## SOURCE DATA

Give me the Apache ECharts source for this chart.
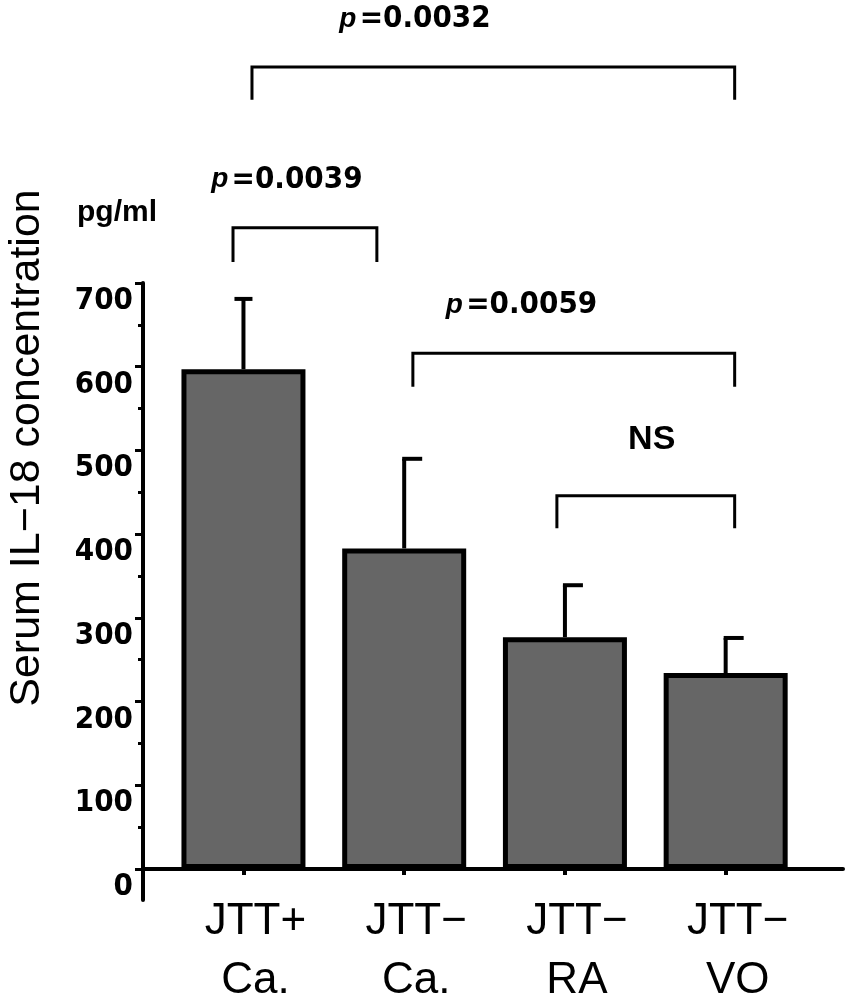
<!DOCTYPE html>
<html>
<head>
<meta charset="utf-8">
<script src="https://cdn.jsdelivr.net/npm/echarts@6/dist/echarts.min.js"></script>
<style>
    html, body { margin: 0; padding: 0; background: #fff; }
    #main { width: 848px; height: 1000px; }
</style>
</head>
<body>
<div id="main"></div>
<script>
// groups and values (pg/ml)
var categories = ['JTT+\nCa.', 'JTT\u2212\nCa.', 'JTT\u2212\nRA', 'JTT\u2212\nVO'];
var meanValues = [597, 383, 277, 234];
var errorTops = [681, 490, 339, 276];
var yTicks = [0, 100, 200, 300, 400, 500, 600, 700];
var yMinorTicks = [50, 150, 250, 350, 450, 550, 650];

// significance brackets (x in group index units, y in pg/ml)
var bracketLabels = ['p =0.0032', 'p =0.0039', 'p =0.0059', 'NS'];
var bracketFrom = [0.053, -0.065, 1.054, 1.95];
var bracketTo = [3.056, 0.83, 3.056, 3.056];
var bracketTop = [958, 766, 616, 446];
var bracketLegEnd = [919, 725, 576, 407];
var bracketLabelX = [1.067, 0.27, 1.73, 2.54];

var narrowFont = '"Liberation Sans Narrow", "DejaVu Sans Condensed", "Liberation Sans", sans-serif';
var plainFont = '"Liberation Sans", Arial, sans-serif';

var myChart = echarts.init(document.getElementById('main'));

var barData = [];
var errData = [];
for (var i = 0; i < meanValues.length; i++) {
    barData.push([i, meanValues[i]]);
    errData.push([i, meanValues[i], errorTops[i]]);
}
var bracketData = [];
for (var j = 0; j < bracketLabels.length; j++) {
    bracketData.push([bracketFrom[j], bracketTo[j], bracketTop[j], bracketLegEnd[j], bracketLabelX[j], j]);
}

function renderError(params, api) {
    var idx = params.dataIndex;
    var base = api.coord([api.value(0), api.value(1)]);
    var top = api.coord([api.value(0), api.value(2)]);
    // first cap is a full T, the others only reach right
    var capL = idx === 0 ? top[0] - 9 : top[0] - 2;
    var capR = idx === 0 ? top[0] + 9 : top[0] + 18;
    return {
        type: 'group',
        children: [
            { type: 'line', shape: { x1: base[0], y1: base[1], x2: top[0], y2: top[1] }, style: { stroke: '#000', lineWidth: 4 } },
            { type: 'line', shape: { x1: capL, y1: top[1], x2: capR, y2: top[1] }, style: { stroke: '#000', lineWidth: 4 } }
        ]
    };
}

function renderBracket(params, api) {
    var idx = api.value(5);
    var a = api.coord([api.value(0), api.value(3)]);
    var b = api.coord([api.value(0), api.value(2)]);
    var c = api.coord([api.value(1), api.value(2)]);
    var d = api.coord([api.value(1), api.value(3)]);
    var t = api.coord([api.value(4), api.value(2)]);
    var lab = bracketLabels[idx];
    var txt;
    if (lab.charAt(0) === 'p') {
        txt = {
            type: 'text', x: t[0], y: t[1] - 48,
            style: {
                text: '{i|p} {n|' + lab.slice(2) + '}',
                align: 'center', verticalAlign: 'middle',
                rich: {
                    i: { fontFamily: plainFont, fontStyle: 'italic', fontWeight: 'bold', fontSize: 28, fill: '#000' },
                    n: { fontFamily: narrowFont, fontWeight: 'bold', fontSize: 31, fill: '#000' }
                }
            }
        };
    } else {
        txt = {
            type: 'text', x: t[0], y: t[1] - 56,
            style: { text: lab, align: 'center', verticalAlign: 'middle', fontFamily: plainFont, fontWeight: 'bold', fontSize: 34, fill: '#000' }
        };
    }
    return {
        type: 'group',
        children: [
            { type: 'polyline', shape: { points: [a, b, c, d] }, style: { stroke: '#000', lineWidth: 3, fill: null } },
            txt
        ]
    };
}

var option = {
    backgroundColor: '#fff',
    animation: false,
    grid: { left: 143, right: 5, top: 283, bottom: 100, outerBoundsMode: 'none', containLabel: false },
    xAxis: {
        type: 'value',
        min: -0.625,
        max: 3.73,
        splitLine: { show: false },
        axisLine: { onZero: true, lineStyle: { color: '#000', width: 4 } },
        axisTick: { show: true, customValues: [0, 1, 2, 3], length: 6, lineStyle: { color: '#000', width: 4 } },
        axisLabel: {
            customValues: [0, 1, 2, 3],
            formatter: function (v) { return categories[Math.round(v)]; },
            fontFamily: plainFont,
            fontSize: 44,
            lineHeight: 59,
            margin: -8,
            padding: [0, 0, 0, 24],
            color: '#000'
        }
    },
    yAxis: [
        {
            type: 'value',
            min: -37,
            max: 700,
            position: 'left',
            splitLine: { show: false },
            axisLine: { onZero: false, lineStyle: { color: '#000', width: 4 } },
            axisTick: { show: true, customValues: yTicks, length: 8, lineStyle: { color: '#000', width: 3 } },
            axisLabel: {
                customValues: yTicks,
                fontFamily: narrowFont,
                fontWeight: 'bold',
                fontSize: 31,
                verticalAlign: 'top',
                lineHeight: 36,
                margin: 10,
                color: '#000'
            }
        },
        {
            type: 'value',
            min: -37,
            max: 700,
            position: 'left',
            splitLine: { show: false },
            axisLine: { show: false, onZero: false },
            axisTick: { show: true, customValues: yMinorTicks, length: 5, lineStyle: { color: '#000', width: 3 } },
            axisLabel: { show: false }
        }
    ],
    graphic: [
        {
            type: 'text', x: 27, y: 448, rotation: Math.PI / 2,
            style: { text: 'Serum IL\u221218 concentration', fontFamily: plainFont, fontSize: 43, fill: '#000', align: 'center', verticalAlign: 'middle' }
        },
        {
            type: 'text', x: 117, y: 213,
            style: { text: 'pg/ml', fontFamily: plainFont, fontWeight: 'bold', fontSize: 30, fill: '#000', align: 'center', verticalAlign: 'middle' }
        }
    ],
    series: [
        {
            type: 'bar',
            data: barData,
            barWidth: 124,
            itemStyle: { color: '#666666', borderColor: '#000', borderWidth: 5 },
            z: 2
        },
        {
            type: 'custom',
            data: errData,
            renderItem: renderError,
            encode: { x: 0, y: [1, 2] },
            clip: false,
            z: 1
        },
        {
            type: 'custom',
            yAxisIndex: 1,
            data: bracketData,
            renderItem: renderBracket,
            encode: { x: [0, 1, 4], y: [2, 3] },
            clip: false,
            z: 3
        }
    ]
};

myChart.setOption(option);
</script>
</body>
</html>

## THE REQUEST
Without the pictures, retype the whole of the material above exactly.

## TASK SOLUTION
Give me the Apache ECharts source for this chart.
<!DOCTYPE html>
<html>
<head>
<meta charset="utf-8">
<script src="https://cdn.jsdelivr.net/npm/echarts@6/dist/echarts.min.js"></script>
<style>
    html, body { margin: 0; padding: 0; background: #fff; }
    #main { width: 848px; height: 1000px; }
</style>
</head>
<body>
<div id="main"></div>
<script>
// groups and values (pg/ml)
var categories = ['JTT+\nCa.', 'JTT\u2212\nCa.', 'JTT\u2212\nRA', 'JTT\u2212\nVO'];
var meanValues = [597, 383, 277, 234];
var errorTops = [681, 490, 339, 276];
var yTicks = [0, 100, 200, 300, 400, 500, 600, 700];
var yMinorTicks = [50, 150, 250, 350, 450, 550, 650];

// significance brackets (x in group index units, y in pg/ml)
var bracketLabels = ['p =0.0032', 'p =0.0039', 'p =0.0059', 'NS'];
var bracketFrom = [0.053, -0.065, 1.054, 1.95];
var bracketTo = [3.056, 0.83, 3.056, 3.056];
var bracketTop = [958, 766, 616, 446];
var bracketLegEnd = [919, 725, 576, 407];
var bracketLabelX = [1.067, 0.27, 1.73, 2.54];

var narrowFont = '"Liberation Sans Narrow", "DejaVu Sans Condensed", "Liberation Sans", sans-serif';
var plainFont = '"Liberation Sans", Arial, sans-serif';

var myChart = echarts.init(document.getElementById('main'));

var barData = [];
var errData = [];
for (var i = 0; i < meanValues.length; i++) {
    barData.push([i, meanValues[i]]);
    errData.push([i, meanValues[i], errorTops[i]]);
}
var bracketData = [];
for (var j = 0; j < bracketLabels.length; j++) {
    bracketData.push([bracketFrom[j], bracketTo[j], bracketTop[j], bracketLegEnd[j], bracketLabelX[j], j]);
}

function renderError(params, api) {
    var idx = params.dataIndex;
    var base = api.coord([api.value(0), api.value(1)]);
    var top = api.coord([api.value(0), api.value(2)]);
    // first cap is a full T, the others only reach right
    var capL = idx === 0 ? top[0] - 9 : top[0] - 2;
    var capR = idx === 0 ? top[0] + 9 : top[0] + 18;
    return {
        type: 'group',
        children: [
            { type: 'line', shape: { x1: base[0], y1: base[1], x2: top[0], y2: top[1] }, style: { stroke: '#000', lineWidth: 4 } },
            { type: 'line', shape: { x1: capL, y1: top[1], x2: capR, y2: top[1] }, style: { stroke: '#000', lineWidth: 4 } }
        ]
    };
}

function renderBracket(params, api) {
    var idx = api.value(5);
    var a = api.coord([api.value(0), api.value(3)]);
    var b = api.coord([api.value(0), api.value(2)]);
    var c = api.coord([api.value(1), api.value(2)]);
    var d = api.coord([api.value(1), api.value(3)]);
    var t = api.coord([api.value(4), api.value(2)]);
    var lab = bracketLabels[idx];
    var txt;
    if (lab.charAt(0) === 'p') {
        txt = {
            type: 'text', x: t[0], y: t[1] - 48,
            style: {
                text: '{i|p} {n|' + lab.slice(2) + '}',
                align: 'center', verticalAlign: 'middle',
                rich: {
                    i: { fontFamily: plainFont, fontStyle: 'italic', fontWeight: 'bold', fontSize: 28, fill: '#000' },
                    n: { fontFamily: narrowFont, fontWeight: 'bold', fontSize: 31, fill: '#000' }
                }
            }
        };
    } else {
        txt = {
            type: 'text', x: t[0], y: t[1] - 56,
            style: { text: lab, align: 'center', verticalAlign: 'middle', fontFamily: plainFont, fontWeight: 'bold', fontSize: 34, fill: '#000' }
        };
    }
    return {
        type: 'group',
        children: [
            { type: 'polyline', shape: { points: [a, b, c, d] }, style: { stroke: '#000', lineWidth: 3, fill: null } },
            txt
        ]
    };
}

var option = {
    backgroundColor: '#fff',
    animation: false,
    grid: { left: 143, right: 5, top: 283, bottom: 100, outerBoundsMode: 'none', containLabel: false },
    xAxis: {
        type: 'value',
        min: -0.625,
        max: 3.73,
        splitLine: { show: false },
        axisLine: { onZero: true, lineStyle: { color: '#000', width: 4 } },
        axisTick: { show: true, customValues: [0, 1, 2, 3], length: 6, lineStyle: { color: '#000', width: 4 } },
        axisLabel: {
            customValues: [0, 1, 2, 3],
            formatter: function (v) { return categories[Math.round(v)]; },
            fontFamily: plainFont,
            fontSize: 44,
            lineHeight: 59,
            margin: -8,
            padding: [0, 0, 0, 24],
            color: '#000'
        }
    },
    yAxis: [
        {
            type: 'value',
            min: -37,
            max: 700,
            position: 'left',
            splitLine: { show: false },
            axisLine: { onZero: false, lineStyle: { color: '#000', width: 4 } },
            axisTick: { show: true, customValues: yTicks, length: 8, lineStyle: { color: '#000', width: 3 } },
            axisLabel: {
                customValues: yTicks,
                fontFamily: narrowFont,
                fontWeight: 'bold',
                fontSize: 31,
                verticalAlign: 'top',
                lineHeight: 36,
                margin: 10,
                color: '#000'
            }
        },
        {
            type: 'value',
            min: -37,
            max: 700,
            position: 'left',
            splitLine: { show: false },
            axisLine: { show: false, onZero: false },
            axisTick: { show: true, customValues: yMinorTicks, length: 5, lineStyle: { color: '#000', width: 3 } },
            axisLabel: { show: false }
        }
    ],
    graphic: [
        {
            type: 'text', x: 27, y: 448, rotation: Math.PI / 2,
            style: { text: 'Serum IL\u221218 concentration', fontFamily: plainFont, fontSize: 43, fill: '#000', align: 'center', verticalAlign: 'middle' }
        },
        {
            type: 'text', x: 117, y: 213,
            style: { text: 'pg/ml', fontFamily: plainFont, fontWeight: 'bold', fontSize: 30, fill: '#000', align: 'center', verticalAlign: 'middle' }
        }
    ],
    series: [
        {
            type: 'bar',
            data: barData,
            barWidth: 124,
            itemStyle: { color: '#666666', borderColor: '#000', borderWidth: 5 },
            z: 2
        },
        {
            type: 'custom',
            data: errData,
            renderItem: renderError,
            encode: { x: 0, y: [1, 2] },
            clip: false,
            z: 1
        },
        {
            type: 'custom',
            yAxisIndex: 1,
            data: bracketData,
            renderItem: renderBracket,
            encode: { x: [0, 1, 4], y: [2, 3] },
            clip: false,
            z: 3
        }
    ]
};

myChart.setOption(option);
</script>
</body>
</html>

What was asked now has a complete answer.